Divagações: The House of the Spirits
8.7.14
Eu gosto muito dos livros de Isabel Allende, de sua sensibilidade e de sua consciência a respeito do papel da mulher na sociedade. Um dos aspectos que mais me encanta em seu trabalho é a capacidade que ela tem de escrever sobre momentos tão trágicos de uma forma quase mágica, dramática e romântica ao mesmo tempo.
The House of the Spirits é baseado no primeiro e mais conhecido livro da autora, La Casa de los Espíritus. No cinema, a história acompanha duas mulheres – mãe e filha – que vivem momentos importantes da história do Chile. Clara (Meryl Streep) é casada com o poderoso Esteban Trueba (Jeremy Irons), um homem rígido e retrógrado, mas que um dia foi apaixonado por sua irmã mais velha, morta em um atentado contra o pai de ambas, que, por sua vez, estava envolvido com a política do país.

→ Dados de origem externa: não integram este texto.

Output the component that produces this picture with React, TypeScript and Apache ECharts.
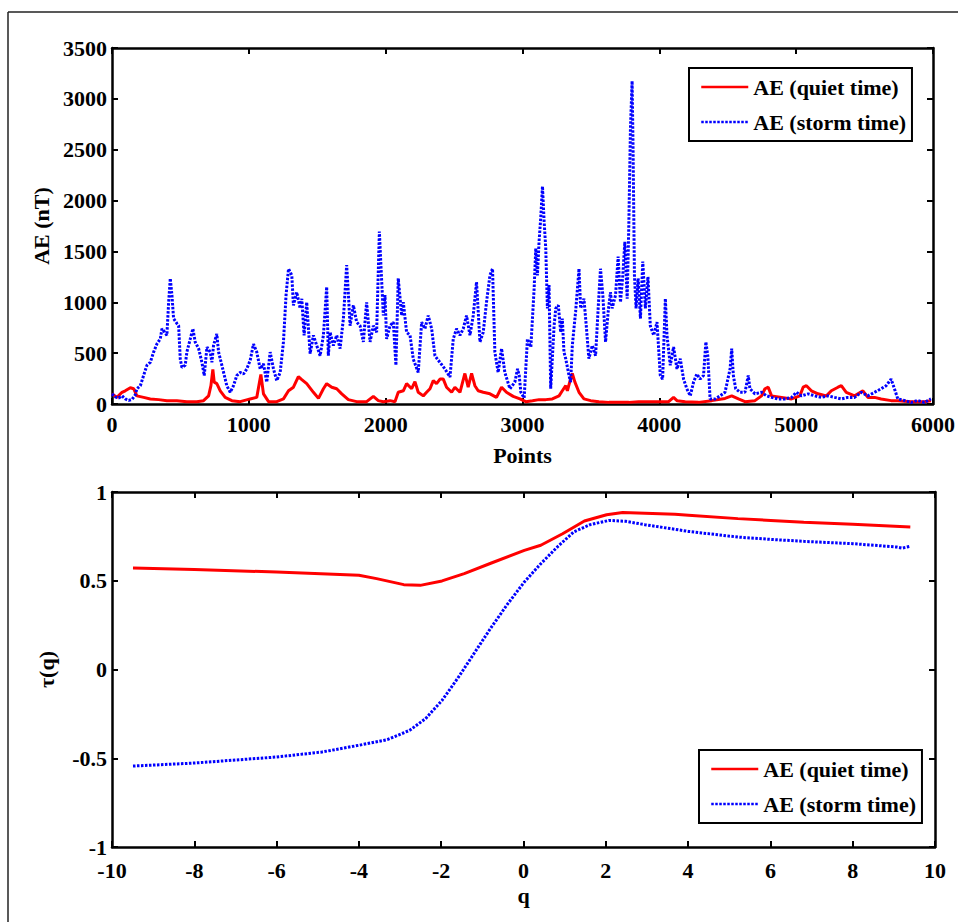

A filha dos dois é Blanca (Winona Ryder), uma jovem que quer mudar o mundo e se apaixona ainda muito nova por um dos ‘funcionários’ da fazenda de seu pai, o revolucionário Pedro (Antonio Banderas). O casal acaba sendo perseguido quando começa a ditadura militar no país e Esteban precisa provar seu amor por Clara, Blanca e Alba (Sasha Hanau), sua neta.
Só para começar, fica óbvio que há muita história para pouco filme. Nada em The House of the Spirits é aprofundado devidamente e diversos personagens apenas passam pela tela – um dos poucos que deixa uma impressão maior é a irmã de Esteban, Ferula (Glenn Close). São cinquenta anos que passam voando em apenas duas horas, mas os horrores da ditadura se fazem presentes (ainda bem!).
Outro ponto que deve ser observado é o caráter europeu da produção, com cenários em Dinamarca e Portugal. Ou seja, é uma América pouco crível, com direito a um Natal gelado e sem uma cordilheira ao fundo (estamos falando do Chile, afinal!). Para um público que desconhece o local, suponho que isso pode não fazer diferença, mas tenho dificuldade em aceitar que um texto tão latino-americano como esse seja retratado sem um compromisso com a autenticidade.
A música também não convence muito bem. Por mais que Hans Zimmer tenha tentado colocar alguns temperos, parece que o objetivo era transformar The House of the Spirits em um projeto palatável a um público de qualquer parte do mundo, o que resultou em um filme pasteurizado e sem personalidade. Sinceramente, isso não faz sentido quando se trata de uma história com magia, fantasmas e amores inexplicáveis.
Para falar a verdade, entendo que o diretor e roteirista Bille August tenha gostado do material original, afinal, ele é uma pessoa sensível. Contudo, faltou a mente criativa de alguém que realmente compreendesse o trabalho de Isabel Allende, seu estilo literário e a história da América Latina (e também do Chile, mais especificamente). O filme ganhou ares de um melodrama shakesperiano quando deveria ter um aspecto misterioso e inocente.
Para completar, os atores são dos Estados Unidos, o que não é incomum, mas o fato é que nenhum deles parece estar no lugar certo ou sequer pertencer a uma mesma família. O filme ainda merece ser visto pelos trabalhos individuais, pois todos estão ótimos, com destaque para Meryl Streep, que consegue trabalhar bem o aspecto etéreo de Clara, e Jeremy Irons, que ficou ótimo em todas as fases de seu personagem.
The House of the Spirits é uma produção com muitos problemas, mas que tinha potencial para ser belíssima. Será que a história receberá outra chance? Suponho que a trama funcionaria melhor em uma minissérie que em um longa-metragem.